Jesus, thank you for not asking me to believe without reason. Thank you for witnesses, for evidence, for a story larger than just my own experience of you. Strengthen my faith where it grows thin, and give me the courage to point others not just to what I have felt, but to what is actually true. Amen.
There's something unexpectedly humble about this moment. Jesus doesn't say "believe me because I say so." He submits himself to the rules of evidence his critics would recognize — and then proceeds to meet them with witnesses they couldn't easily dismiss. It's the theological equivalent of showing your work. We live in a time when people claim enormous things about themselves and expect trust on the basis of confidence alone. Jesus builds differently: through actions, through people who witnessed them, through a long story that preceded his arrival and pointed toward him. Faith, in this sense, isn't a flying leap into nothing — it's a verdict you can reach through evidence. That doesn't make doubt disappear. But it does mean you're allowed to ask "who else confirms this?" You're not being unfaithful by wanting your faith grounded in something you can examine. Jesus, it turns out, seemed to think that was a fair request.
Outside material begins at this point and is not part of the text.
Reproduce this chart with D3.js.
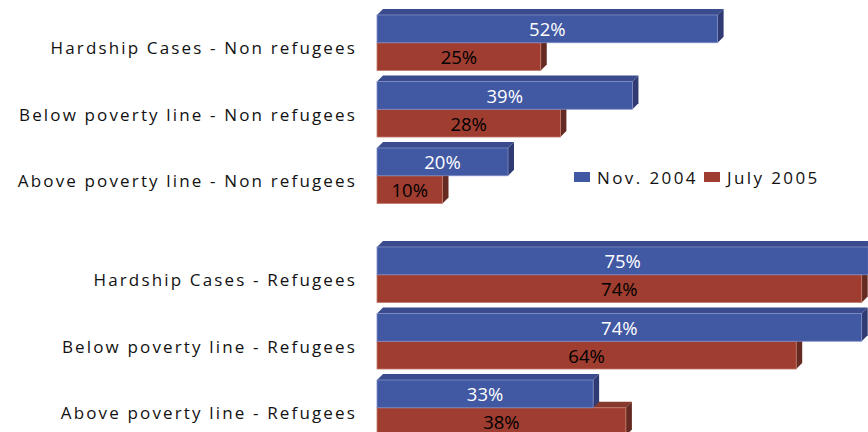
<!DOCTYPE html>
<html>
<head>
<meta charset="utf-8">
<script src="https://cdn.jsdelivr.net/npm/d3@7"></script>
<style>
  body { margin: 0; background: #fff; }
  svg { display: block; font-family: "Open Sans", sans-serif; }
</style>
</head>
<body>
<div id="chart"></div>
<script>
// Data
const seriesNames = ['Nov. 2004', 'July 2005'];
const categoriesNonRefugees = ['Hardship Cases - Non refugees', 'Below poverty line - Non refugees', 'Above poverty line - Non refugees'];
const nov2004NonRefugees = [52, 39, 20];
const july2005NonRefugees = [25, 28, 10];
const categoriesRefugees = ['Hardship Cases - Refugees', 'Below poverty line - Refugees', 'Above poverty line - Refugees'];
const nov2004Refugees = [75, 74, 33];
const july2005Refugees = [74, 64, 38];

// Dimensions
const dimensions = { width: 868, height: 432, depth: 6 };

const colors = {
    'Nov. 2004': { front: '#4158a3', top: '#3a4b8e', side: '#2f3b72', edge: '#7f8dc5', text: '#ffffff' },
    'July 2005': { front: '#9e3d30', top: '#86392c', side: '#652a22', edge: '#c47a6d', text: '#000000' }
};

const xScale = d3.scaleLinear()
    .domain([0, 100])
    .range([377, 1032]);

const svg = d3.select('#chart')
    .append('svg')
    .attr('width', dimensions.width)
    .attr('height', dimensions.height);

function drawGroup(categories, novValues, julValues, yStart, yEnd) {
    const rows = categories.map((c, i) => ({
        category: c,
        values: [
            { series: 'July 2005', value: julValues[i] },
            { series: 'Nov. 2004', value: novValues[i] }
        ]
    }));

    const yScale = d3.scaleBand()
        .domain(categories)
        .range([yStart, yEnd])
        .padding(0.165);

    const inner = d3.scaleBand()
        .domain(seriesNames)
        .range([0, yScale.bandwidth()]);

    const g = svg.append('g');
    const d = dimensions.depth;
    const x0 = xScale(0);

    const row = g.selectAll('g.row')
        .data(rows)
        .join('g')
        .attr('class', 'row')
        .attr('transform', r => `translate(0, ${yScale(r.category)})`);

    // red drawn first so the blue bar above covers its top face
    const bar = row.selectAll('g.bar')
        .data(r => r.values)
        .join('g')
        .attr('class', 'bar');

    const h = inner.bandwidth();

    bar.append('polygon') // top face
        .attr('points', b => {
            const y = inner(b.series), x1 = xScale(b.value);
            return `${x0},${y} ${x0 + d},${y - d} ${x1 + d},${y - d} ${x1},${y}`;
        })
        .attr('fill', b => colors[b.series].top);

    bar.append('polygon') // side face
        .attr('points', b => {
            const y = inner(b.series), x1 = xScale(b.value);
            return `${x1},${y} ${x1 + d},${y - d} ${x1 + d},${y + h - d} ${x1},${y + h}`;
        })
        .attr('fill', b => colors[b.series].side);

    bar.append('rect') // front face
        .attr('x', x0)
        .attr('y', b => inner(b.series))
        .attr('width', b => xScale(b.value) - x0)
        .attr('height', h)
        .attr('fill', b => colors[b.series].front)
        .attr('stroke', b => colors[b.series].edge)
        .attr('stroke-width', 0.8);

    bar.append('text')
        .attr('x', b => (x0 + xScale(b.value)) / 2)
        .attr('y', b => inner(b.series) + h / 2)
        .attr('text-anchor', 'middle')
        .attr('dominant-baseline', 'central')
        .attr('fill', b => colors[b.series].text)
        .style('font-size', '18.5px')
        .text(b => b.value + '%');

    // Category labels
    g.selectAll('text.cat')
        .data(categories)
        .join('text')
        .attr('class', 'cat')
        .attr('x', 357)
        .attr('y', c => yScale(c) + yScale.bandwidth() / 2 + 5)
        .attr('text-anchor', 'end')
        .attr('dominant-baseline', 'central')
        .attr('fill', '#111')
        .style('font-size', '17px')
        .style('letter-spacing', '2.15px')
        .text(c => c);
}

drawGroup(categoriesNonRefugees, nov2004NonRefugees, july2005NonRefugees, 4, 214.5);
drawGroup(categoriesRefugees, nov2004Refugees, july2005Refugees, 236, 446.5);

// Legend
const legend = svg.append('g')
    .attr('transform', 'translate(574, 172)');
const legendX = [0, 130];
const item = legend.selectAll('g')
    .data(seriesNames)
    .join('g')
    .attr('transform', (s, i) => `translate(${legendX[i]}, 0)`);
item.append('rect')
    .attr('width', 16)
    .attr('height', 10)
    .attr('fill', s => colors[s].front);
item.append('text')
    .attr('x', 23)
    .attr('y', 5)
    .attr('dominant-baseline', 'central')
    .attr('fill', '#111')
    .style('font-size', '17px')
    .style('letter-spacing', '2.4px')
    .text(s => s);
</script>
</body>
</html>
Jesus deliberately engages with the legal standard of his day rather than dismissing it. What does this tell you about how he viewed truth, evidence, and the people he was speaking to?
When your faith is challenged, do you tend to rely mainly on personal experience, or do you look for outside confirmation? What would a more evidence-grounded faith look like for you specifically?
If faith is partly a verdict reached through testimony and evidence — not just feeling — what does that demand of you in terms of how honestly you examine and hold your own beliefs?
How does this verse challenge the way you talk about your faith with people who don't share it — do you point mainly to personal experience, or do you help them look at evidence they can examine for themselves?
Jesus mentions several witnesses in the verses following this one — John the Baptist, his works, the Father, the Scriptures. Pick one this week and spend fifteen focused minutes studying what that witness actually says about who Jesus is.
Let another man praise thee, and not thine own mouth; a stranger, and not thine own lips.
Proverbs 27:2
And unto the angel of the church of the Laodiceans write; These things saith the Amen, the faithful and true witness, the beginning of the creation of God;
Revelation 3:14
Jesus answered and said unto them, Though I bear record of myself, yet my record is true: for I know whence I came, and whither I go; but ye cannot tell whence I come, and whither I go.
John 8:14
Verily, verily, I say unto thee, We speak that we do know, and testify that we have seen; and ye receive not our witness.
John 3:11
"If I alone testify about Myself, My testimony is not valid.
AMP
If I alone bear witness about myself, my testimony is not true.
ESV
'If I [alone] testify about Myself, My testimony is not true.
NASB
Testimonies About Jesus “If I testify about myself, my testimony is not valid.
NIV
“If I bear witness of Myself, My witness is not true.
NKJV
“If I were to testify on my own behalf, my testimony would not be valid.
NLT
If I were simply speaking on my own account, it would be an empty, self-serving witness.